Laura Amos doesn’t know what not to do. One morning, she drives off to Denver to sit in on an industry conference on frac’ing, and then cruises back home to attend an evening meeting of the Grand Valley Citizens Alliance. A day later, the woman who’s informally been deemed the “Erin Brockovich of the West” spends her morning showing the area to reporters; the following day she meets with Democratic Sen. Ken Salazar’s Western Colorado aide. Every night, insomnia rouses her prematurely, and she works at her computer.

In April, Laura visited Washington, D.C., and spoke with Congressional aides and representatives from across the country, including the offices of Sen. Salazar, Democratic Rep. John Salazar and Rep. Udall, from Colorado. Her trip paid off two weeks later when Sen. Jim Jeffords, an Independent from Vermont, introduced legislation to require the EPA to regulate frac’ing chemicals through the Safe Drinking Water Act. Sen. Salazar is considering signing on.

While Amos’ story clearly had an impact in Washington, she isn’t the only one making sure her voice is heard in the Beltway.

Last October, Weston Wilson, a 30-year-veteran environmental engineer in the EPA’s Denver regional office, raised a series of questions about frac’ing. In an eighteen-page letter to the agency’s Inspector General and members of Congress, Wilson claimed the EPA’s rule failed to consider studies that showed frac’ing fluids could indeed contaminate underground drinking water. He also raised concerns that industry reps, including a technical advisor from Halliburton, dominated the scientific review panel.

The EPA is still looking into Wilson’s charges, but the whistleblower was recently sent from Colorado to Africa, where he was temporarily assigned to work on a project unrelated to the oil and gas industry. Meanwhile, new EPA Administrator Stephen Johnson spoke at the annual meeting of the Western Governors Association in Breckenridge this June and said, “Rather than the EPA being a stumbling block for energy development, I want it to be a catalyst for energy development while protecting the environment.”

Conservation groups concerned that environmental protection has become a secondary priority to energy development for the EPA are finding some new grassroots allies among the landowners of rural Garfield County.

“It’s the rape of our American West by the oil companies, with absolutely no focus on conservation,” says Cox of the Grand Valley Citizens Alliance. “And the Bush administration’s response to the problem is to drill more wells. We’re mad as hell and we’re not going to take it.”

Industry analysts recently predicted that Garfield County will be pocked with more than 10,000 wells by the end of the decade.
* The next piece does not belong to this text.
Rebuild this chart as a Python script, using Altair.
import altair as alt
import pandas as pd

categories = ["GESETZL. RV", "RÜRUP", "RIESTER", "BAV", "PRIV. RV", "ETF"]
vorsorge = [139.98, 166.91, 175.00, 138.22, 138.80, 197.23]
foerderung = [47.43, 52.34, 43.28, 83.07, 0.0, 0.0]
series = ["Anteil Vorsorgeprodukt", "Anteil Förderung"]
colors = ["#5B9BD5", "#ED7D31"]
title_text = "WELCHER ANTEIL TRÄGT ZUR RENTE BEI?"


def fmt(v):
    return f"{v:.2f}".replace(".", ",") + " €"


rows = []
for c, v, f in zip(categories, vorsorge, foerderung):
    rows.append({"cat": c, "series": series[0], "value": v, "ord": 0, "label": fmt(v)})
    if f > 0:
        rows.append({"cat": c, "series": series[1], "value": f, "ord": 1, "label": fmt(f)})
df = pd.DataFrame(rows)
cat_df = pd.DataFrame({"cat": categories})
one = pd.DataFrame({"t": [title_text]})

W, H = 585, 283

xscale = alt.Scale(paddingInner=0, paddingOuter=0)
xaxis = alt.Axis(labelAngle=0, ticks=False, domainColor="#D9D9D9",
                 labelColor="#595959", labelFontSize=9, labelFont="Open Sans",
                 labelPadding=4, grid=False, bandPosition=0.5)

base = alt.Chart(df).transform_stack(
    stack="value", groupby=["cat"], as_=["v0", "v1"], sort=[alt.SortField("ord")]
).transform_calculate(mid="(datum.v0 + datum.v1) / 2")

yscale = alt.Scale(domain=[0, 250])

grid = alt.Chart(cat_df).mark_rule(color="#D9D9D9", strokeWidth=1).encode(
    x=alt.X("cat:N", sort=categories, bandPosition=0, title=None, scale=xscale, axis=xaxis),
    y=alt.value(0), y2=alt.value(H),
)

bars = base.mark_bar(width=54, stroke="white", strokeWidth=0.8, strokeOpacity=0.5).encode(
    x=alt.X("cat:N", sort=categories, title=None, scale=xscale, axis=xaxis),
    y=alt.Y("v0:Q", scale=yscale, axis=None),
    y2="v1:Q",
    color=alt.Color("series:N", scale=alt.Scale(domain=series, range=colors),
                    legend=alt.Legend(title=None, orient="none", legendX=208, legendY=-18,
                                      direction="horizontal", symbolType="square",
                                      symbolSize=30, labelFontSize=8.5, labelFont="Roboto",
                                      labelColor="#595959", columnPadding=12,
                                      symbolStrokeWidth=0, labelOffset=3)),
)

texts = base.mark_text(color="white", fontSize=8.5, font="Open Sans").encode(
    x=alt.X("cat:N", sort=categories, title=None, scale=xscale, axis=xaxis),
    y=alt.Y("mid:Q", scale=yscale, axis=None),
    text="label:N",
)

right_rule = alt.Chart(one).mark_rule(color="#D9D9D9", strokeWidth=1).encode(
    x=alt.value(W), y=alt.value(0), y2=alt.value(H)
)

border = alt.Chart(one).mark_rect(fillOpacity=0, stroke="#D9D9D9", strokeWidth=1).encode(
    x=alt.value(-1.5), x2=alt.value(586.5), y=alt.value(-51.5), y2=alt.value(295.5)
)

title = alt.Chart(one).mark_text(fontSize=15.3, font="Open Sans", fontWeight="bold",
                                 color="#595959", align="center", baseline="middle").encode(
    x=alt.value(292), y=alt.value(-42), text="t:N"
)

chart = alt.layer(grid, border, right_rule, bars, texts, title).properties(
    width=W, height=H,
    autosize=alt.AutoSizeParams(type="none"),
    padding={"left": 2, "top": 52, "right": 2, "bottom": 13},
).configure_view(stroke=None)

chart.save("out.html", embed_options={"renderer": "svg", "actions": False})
It’s news like this that reinforces a unique bond that has developed between camps more accustomed to being at odds with one another.

“What an alliance this is creating,” marvels Carol Bell. “Environmentalists and ranchers are teaming up together.”

The Grand Valley Citizens Alliance and its members say they’ll continue to fight for regulations on frac’ing, monitoring of groundwater quality and evenhanded contracts between surface-rights and mineral-rights owners. The Bells have decided to dig in their heels and win some concessions from the industry rather than surrender their retirement plans just yet. The Amoses, on the other hand, are ready to get out and relocate—even if it means turning over their property to the mortgage company.

“We have an unusable, unsafe piece of property that is un-sellable,” Laura Amos says. “That’s the situation the state and industry has put us in.”

In October, the Colorado Oil and Gas Conservation Commission will hold a hearing to determine the fine against EnCana for the ongoing contamination of the Amoses’ water.

EnCana’s Murphy says the reason for the hearing is “so that everybody can put their facts on the table.”

But Laura is quick to point out that the commission is not addressing the safety of frac’ing fluids, only the undisputable fact that her well was tainted. And it won’t appease her in her quest to get to the bottom of what happened. She isn’t taking anyone’s word that Windex and Snickers are responsible for her contaminated water and her battle with cancer.

“We probably wouldn’t be so bitter if they just became accountable and said ‘Yeah, we f’d up,’” says Laura. “But all’s they do is lie and deny.”